South Africa’s ruling party compares Gaza op to Nazi crimes
Local Jewish community demands apology after ANC claims Israel turning Palestinian areas into ‘permanent death camps’
Raphael Ahren is a former diplomatic correspondent at The Times of Israel.

South African’s ruling party issued an extremely harsh statement on Operation Protective Edge Thursday, comparing Israel’s actions with those of Nazi Germany and accusing Jerusalem of turning the Palestinian territories into “permanent death camps.”
The local Jewish community immediately condemned the statement as “obscene” and “venomous” and demanded a retraction and apology.
“The African National Congress (ANC) condemns in the strongest terms the barbaric attacks on the defenseless Palestinian people of Gaza,” the party’s deputy secretary-general, Jessie Duarte, wrote in a statement. “As we move towards the month of August and are reminded of [t]he atrocities of Nazi Germany, surely we must ask the people of Israel has the term ‘lest we forget’ lost it[s] meaning.”
The statement, which contained more than a few factual inaccuracies, spelling mistakes and grammatical errors, went on to list how many Palestinians were killed, wounded and “traumatized” during Israel’s current operation in Gaza. “The State of Israel,” Duarte wrote, “has turned the occupied territories of Palestine into permanent death camps.”
She did not refer in any way to rockets fired at Israeli civilians from Gaza.
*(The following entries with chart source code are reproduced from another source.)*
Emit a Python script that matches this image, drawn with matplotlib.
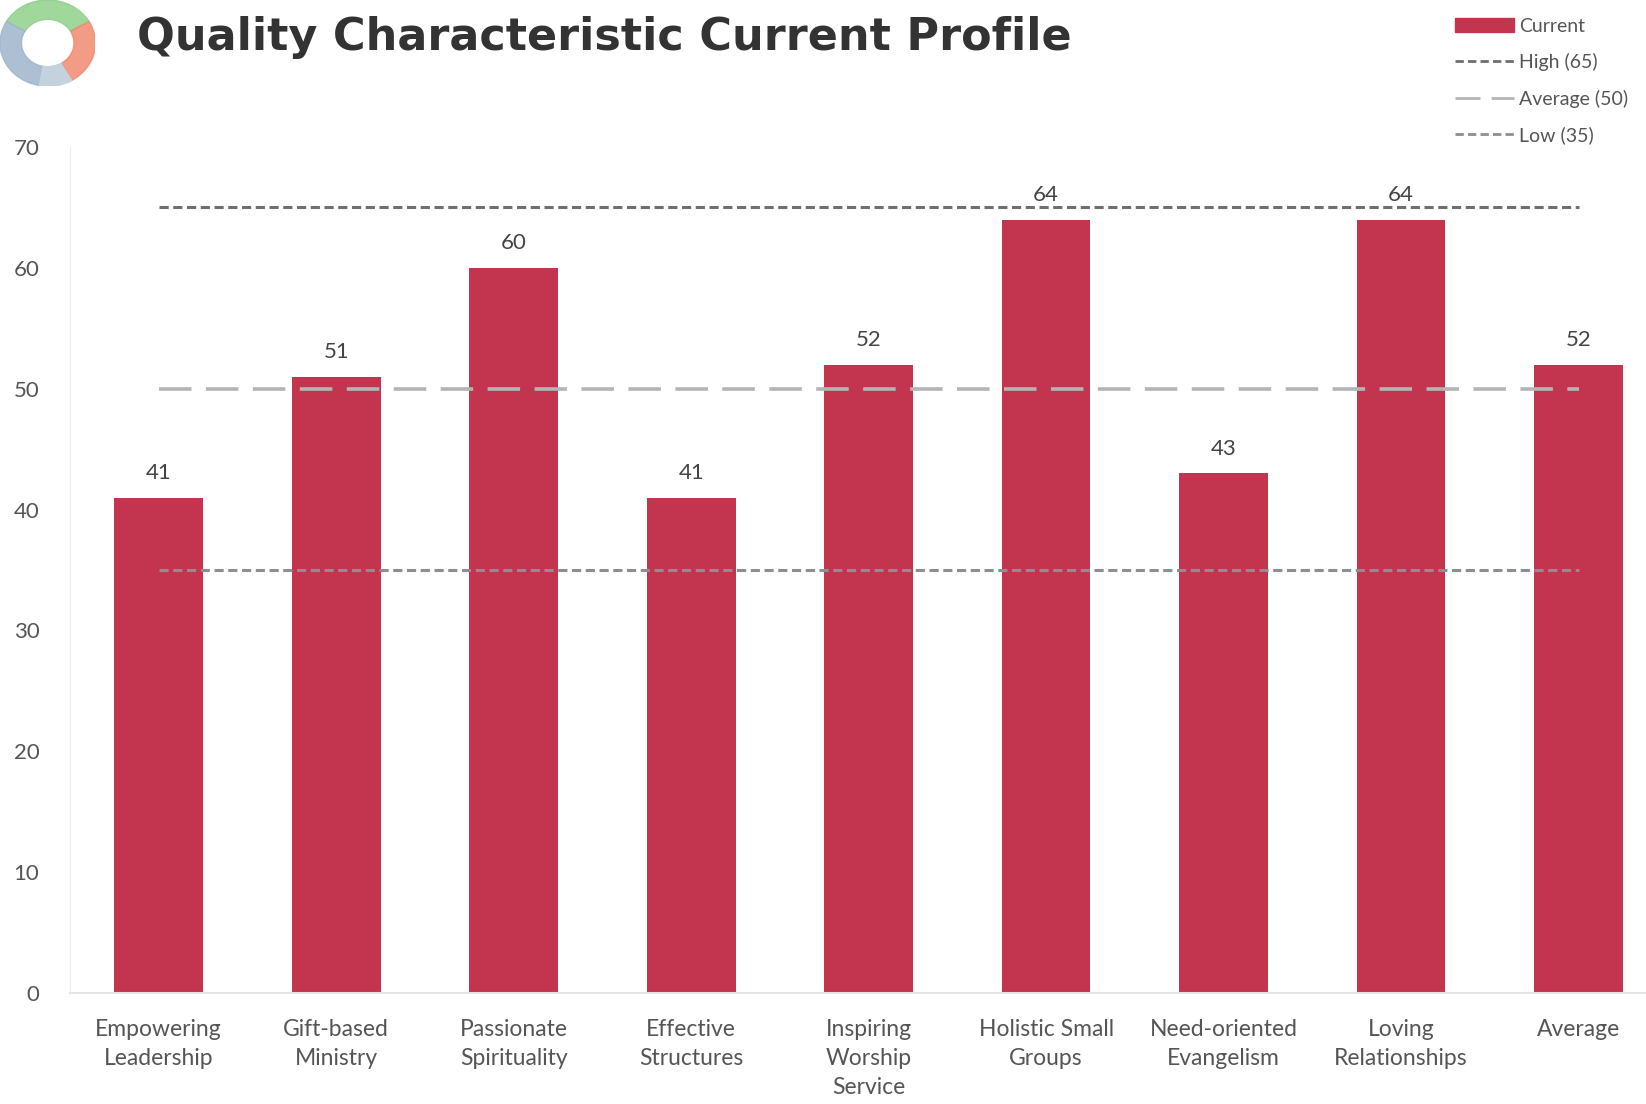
"""Quality characteristic profile bar chart."""

import matplotlib
matplotlib.use('Agg')
import numpy as np
from matplotlib import pyplot as plt
from matplotlib.patches import Wedge, Patch
from matplotlib.lines import Line2D

categories = ['Empowering\nLeadership', 'Gift-based\nMinistry', 'Passionate\nSpirituality',
              'Effective\nStructures', 'Inspiring\nWorship\nService', 'Holistic Small\nGroups',
              'Need-oriented\nEvangelism', 'Loving\nRelationships', 'Average']
current = [41, 51, 60, 41, 52, 64, 43, 64, 52]
ref_names = ['High (65)', 'Average (50)', 'Low (35)']
ref_values = [65, 50, 35]

BAR = '#c3344f'
plt.rcParams['font.family'] = ['Lato', 'DejaVu Sans']

fig = plt.figure(figsize=(16.46, 11.04), dpi=100)
ax = fig.add_axes([0.0425, 0.1005, 0.9575, 0.7663])

x = np.arange(len(categories))
ax.bar(x, current, width=0.5, color=BAR, zorder=2)
for xi, v in zip(x, current):
    ax.text(xi, v + 1.2, str(v), ha='center', va='bottom', fontsize=16, color='#444444')

styles = [dict(color='#6f6f6f', lw=2.2, dashes=(3, 1.5), zorder=1),
          dict(color='#b4b4b4', lw=2.6, dashes=(9, 4), zorder=3),
          dict(color='#8e8e8e', lw=2.2, dashes=(3, 1.5), zorder=3)]
for val, st in zip(ref_values, styles):
    ax.plot([x[0], x[-1]], [val, val], solid_capstyle='butt', **st)

ax.set_xlim(-0.5, 8.38)
ax.set_ylim(0, 70)
ax.set_yticks(range(0, 71, 10))
ax.set_xticks(x)
ax.set_xticklabels(categories, fontsize=16.5, color='#555555', linespacing=1.45)
ax.tick_params(axis='y', labelsize=16, labelcolor='#555555', length=0, pad=22)
ax.tick_params(axis='x', length=0, pad=19)
for s in ['top', 'right']:
    ax.spines[s].set_visible(False)
ax.spines['left'].set_color('#eeeeee')
ax.spines['bottom'].set_color('#e6e6e6')
ax.spines['bottom'].set_linewidth(1.5)

# title
fig.text(0.083, 0.966, 'Quality Characteristic Current Profile', fontsize=32,
         fontweight='bold', color='#333333', va='center', ha='left', family=['DejaVu Sans'])

# logo
lax = fig.add_axes([0.0, 0.922, 0.058, 0.078])
lax.set_xlim(-1, 1)
lax.set_ylim(-1, 1)
lax.axis('off')
for t1, t2, c in [(30, 150, '#8fd08a'), (-60, 30, '#f08a70'), (150, 300, '#9fb4cc'), (-100, -60, '#c9d6e0')]:
    lax.add_patch(Wedge((0, 0), 1.0, t1, t2, width=0.45, color=c, alpha=0.85))

# legend
handles = [Patch(color=BAR, label='Current')]
for name, st in zip(ref_names, styles):
    handles.append(Line2D([], [], color=st['color'], lw=2, dashes=st['dashes'], label=name))
fig.legend(handles=handles, loc='upper right', bbox_to_anchor=(1.0, 1.0), frameon=False,
           fontsize=14, handlelength=3.0, handletextpad=0.3, labelspacing=0.95,
           labelcolor='#555555')

fig.savefig('out.png', dpi=100, facecolor='white')
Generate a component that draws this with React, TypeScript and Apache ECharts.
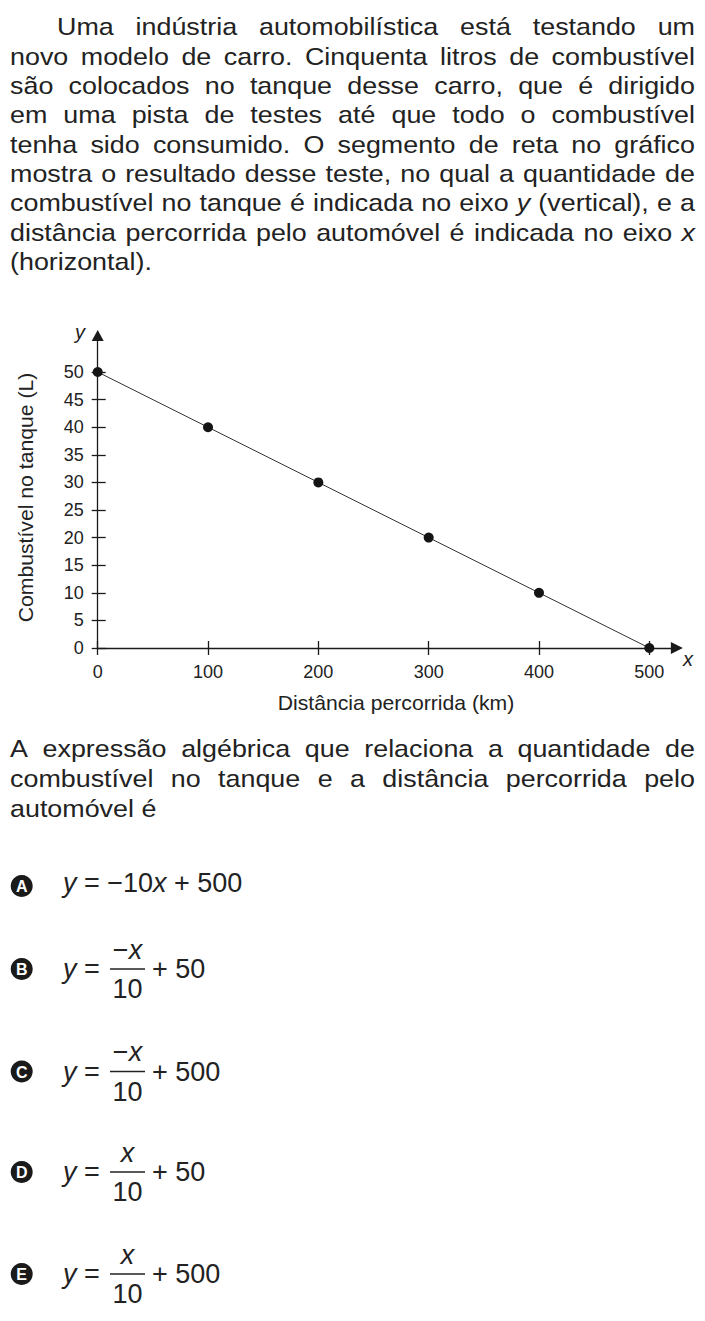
import { useEffect, useRef } from "react";
import * as echarts from "echarts";

// chart data
const distanceKm = [0, 100, 200, 300, 400, 500];
const fuelLitres = [50, 40, 30, 20, 10, 0];
const xTickValues = [0, 100, 200, 300, 400, 500];
const yTickValues = [0, 5, 10, 15, 20, 25, 30, 35, 40, 45, 50];

// question text, one entry per printed line
const introLines = [
  "Uma indústria automobilística está testando um",
  "novo modelo de carro. Cinquenta litros de combustível",
  "são colocados no tanque desse carro, que é dirigido",
  "em uma pista de testes até que todo o combustível",
  "tenha sido consumido. O segmento de reta no gráfico",
  "mostra o resultado desse teste, no qual a quantidade de",
  "combustível no tanque é indicada no eixo y (vertical), e a",
  "distância percorrida pelo automóvel é indicada no eixo x",
  "(horizontal)."
];
const questionLines = [
  "A expressão algébrica que relaciona a quantidade de",
  "combustível no tanque e a distância percorrida pelo",
  "automóvel é"
];
const italicWords = ["x", "y"];

// answer choices
const optionLetters = ["A", "B", "C", "D", "E"];
const optionNumerators = ["", "−{i|x}", "−{i|x}", "{i|x}", "{i|x}"];
const optionDenominators = ["", "10", "10", "10", "10"];
const optionConstants = ["500", "50", "500", "50", "500"];

const FONT = '"Liberation Sans", Arial, Helvetica, sans-serif';
const INK = "#222222";
const TEXT_LEFT = 10;
const TEXT_RIGHT = 695;
const STRETCH = 1.12;
const BODY_SIZE = 24;

const measureCtx = document.createElement("canvas").getContext("2d") as CanvasRenderingContext2D;
const measure = (word: string, italic: boolean, size: number) => {
  measureCtx.font = `${italic ? "italic " : ""}${size}px ${FONT}`;
  return measureCtx.measureText(word).width;
};

function paragraph(lines: string[], firstCenterY: number, pitch: number, indent: number) {
  const elements: any[] = [];
  lines.forEach((line, li) => {
    const words = line.split(" ");
    const left = li === 0 ? TEXT_LEFT + indent : TEXT_LEFT;
    const italics = words.map((w) => italicWords.includes(w));
    const widths = words.map((w, i) => measure(w, italics[i], BODY_SIZE) * STRETCH);
    const total = widths.reduce((a, b) => a + b, 0);
    const isLast = li === lines.length - 1;
    const gap = isLast || words.length < 2
      ? measure(" ", false, BODY_SIZE) * STRETCH
      : (TEXT_RIGHT - left - total) / (words.length - 1);
    let x = left;
    const y = firstCenterY + li * pitch;
    words.forEach((word, i) => {
      elements.push({
        type: "text",
        x,
        y,
        scaleX: STRETCH,
        style: {
          text: word,
          fill: INK,
          fontSize: BODY_SIZE,
          fontFamily: FONT,
          fontStyle: italics[i] ? "italic" : "normal",
          align: "left",
          verticalAlign: "middle"
        }
      });
      x += widths[i] + gap;
    });
  });
  return elements;
}

const FORMULA_SIZE = 27;
const italicRich = {
  i: { fontStyle: "italic", fontSize: FORMULA_SIZE, fontFamily: FONT, fill: INK }
};
const formulaStyle = (text: string, align: string) => ({
  text,
  rich: italicRich,
  fill: INK,
  fontSize: FORMULA_SIZE,
  fontFamily: FONT,
  align,
  verticalAlign: "middle"
});

const optionRowY = [886, 969, 1071.5, 1172, 1274];

function choices() {
  const elements: any[] = [];
  optionLetters.forEach((letter, i) => {
    const cy = optionRowY[i];
    elements.push(
      { type: "circle", shape: { cx: 21.7, cy, r: 11 }, style: { fill: "#1a1a1a" } },
      {
        type: "text",
        x: 21.7,
        y: cy + 0.5,
        style: {
          text: letter,
          fill: "#ffffff",
          fontSize: 16,
          fontWeight: "bold",
          fontFamily: FONT,
          align: "center",
          verticalAlign: "middle"
        }
      }
    );
    if (optionNumerators[i] === "") {
      elements.push({
        type: "text",
        x: 63,
        y: cy - 3,
        style: formulaStyle(`{i|y} = −10{i|x} + ${optionConstants[i]}`, "left")
      });
      return;
    }
    elements.push(
      { type: "text", x: 63, y: cy, style: formulaStyle("{i|y} =", "left") },
      { type: "text", x: 127.5, y: cy - 19.5, style: formulaStyle(optionNumerators[i], "center") },
      {
        type: "line",
        shape: { x1: 110, y1: cy, x2: 145, y2: cy },
        style: { stroke: INK, lineWidth: 1.5 }
      },
      { type: "text", x: 127.5, y: cy + 20, style: formulaStyle(optionDenominators[i], "center") },
      { type: "text", x: 152, y: cy, style: formulaStyle(`+ ${optionConstants[i]}`, "left") }
    );
  });
  return elements;
}

const axisLine = { color: "#1a1a1a", width: 1.3 };
const tickLabel = { color: INK, fontSize: 18, fontFamily: FONT };

function buildOption() {
  const labelText = (text: string, x: number, y: number, extra: any = {}) => ({
    type: "text",
    x,
    y,
    ...extra,
    style: {
      text,
      fill: INK,
      fontSize: 20,
      fontFamily: FONT,
      align: "center",
      verticalAlign: "middle",
      ...(extra.style || {})
    }
  });

  return {
    animation: false,
    backgroundColor: "#ffffff",
    grid: { left: 97.7, top: 335.6, width: 579.2, height: 312.4, outerBoundsMode: "none", containLabel: false },
    xAxis: [
      {
        type: "value",
        min: 0,
        max: 525,
        position: "bottom",
        axisLine: { show: true, symbol: ["none", "triangle"], symbolSize: [12, 12], lineStyle: axisLine },
        axisTick: { show: true, inside: false, length: 7, customValues: xTickValues, lineStyle: axisLine },
        axisLabel: { show: true, margin: 15, customValues: xTickValues, ...tickLabel },
        splitLine: { show: false }
      },
      {
        type: "value",
        min: 0,
        max: 525,
        position: "bottom",
        axisLine: { show: false },
        axisTick: { show: true, inside: true, length: 7, customValues: xTickValues, lineStyle: axisLine },
        axisLabel: { show: false },
        splitLine: { show: false }
      }
    ],
    yAxis: [
      {
        type: "value",
        min: 0,
        max: 56.6,
        position: "left",
        axisLine: { show: true, symbol: ["none", "triangle"], symbolSize: [12, 11], lineStyle: axisLine },
        axisTick: { show: true, inside: false, length: 6, customValues: yTickValues, lineStyle: axisLine },
        axisLabel: { show: true, margin: 14, customValues: yTickValues, ...tickLabel },
        splitLine: { show: false }
      },
      {
        type: "value",
        min: 0,
        max: 56.6,
        position: "left",
        axisLine: { show: false },
        axisTick: { show: true, inside: true, length: 8, customValues: yTickValues, lineStyle: axisLine },
        axisLabel: { show: false },
        splitLine: { show: false }
      }
    ],
    series: [
      {
        type: "line",
        xAxisIndex: 0,
        yAxisIndex: 0,
        data: distanceKm.map((d, i) => [d, fuelLitres[i]]),
        symbol: "circle",
        symbolSize: 10,
        showSymbol: true,
        clip: false,
        z: 5,
        lineStyle: { color: "#333333", width: 1 },
        itemStyle: { color: "#141414" },
        emphasis: { disabled: true }
      }
    ],
    graphic: [
      ...paragraph(introLines, 26.7, 29.375, 47),
      ...paragraph(questionLines, 748.4, 30, 0),
      labelText("y", 80, 332, { style: { fontStyle: "italic" } }),
      labelText("x", 688, 659, { style: { fontStyle: "italic" } }),
      labelText("Distância percorrida (km)", 396, 703, { scaleX: 1.06 }),
      labelText("Combustível no tanque (L)", 26, 497.5, { rotation: Math.PI / 2, scaleX: 1.06 }),
      ...choices()
    ]
  };
}

export default function App() {
  const hostRef = useRef<HTMLDivElement>(null);

  useEffect(() => {
    const host = hostRef.current;
    if (host === null) return;
    const chart = echarts.init(host, undefined, { renderer: "svg" });
    chart.setOption(buildOption() as any);
    return () => chart.dispose();
  }, []);

  return (
    <div
      ref={hostRef}
      style={{ position: "absolute", left: 0, top: 0, width: 705, height: 1321, background: "#fff" }}
    />
  );
}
“Of course the killing of any child irrespective of race color or creed must be condemned and the death of two Israeli young people is surely as senseless as any other death,” she continued, apparently referring to the killing of Eyal Yifrach, Gil-ad Sha’ar and Naftali Fraenkel last month. “But for the State of Israel, the notion of an eye for an eye has become perpetual massacre with merciless revenge which has lasted for more than 60 years. It is time to stop the killing now.”
Israel’s “horrendous” attack on Gaza will further isolate Israel in the international community, Duarte warned. “Apartheid South Africa’s wanton killing of our people during the 1980s lead to its isolation, it would seem that Israel is taking a similar path of isolation by embarking on these attacks.”
Mere hours after the ANC’s statement was issued, the South African Jewish Board of Deputies and the country’s Zionist Federation put out a joint press release condemning Duarte’s words.
“Such naked invective is something one expects to find only on the more extreme wing of the anti-Israel lobby; coming from our country’s ruling party, it is nothing short of disgraceful,” the statement read. The groups said they were “particularly appalled over the shameful comparisons” between Israel’s actions and the Nazi genocide against the Jewish people.
“Comparisons between Israel and the Nazi regime are obscene, not only because they are so grossly defamatory towards the Jewish State but because they belittle the unspeakable crimes of Nazism itself. It is self-evident that casualties resulting from a necessary and unavoidable military operation — casualties that Israel goes to considerable lengths to minimize — cannot be remotely equated with the systematic mass murder of millions solely on account of their being Jewish.”
Duarte is well aware of this but chose to make such a comparison anyway, “for the purpose of causing the maximum hurt and offense,” the statement charged. In doing so, she was “grossly insulting world Jewry and the memory of all the victims of Nazi tyranny.”
The joint statement also took Duarte to task for failing to mention the hundreds of rockets fired at Israel in recent days and weeks.
“It is unacceptable in any decent, democratic society for a responsible political organization to propagate such venom and bigotry, let alone a party that has been entrusted with the reins of government,” the statement continued.
The two most important Jewish organizations in South Africa called on the ANC to distance itself from Duarte’s “repugnant comments” and to apologize to the country’s Jewish community.
On May 7, the ANC won 62 percent of the vote in national elections.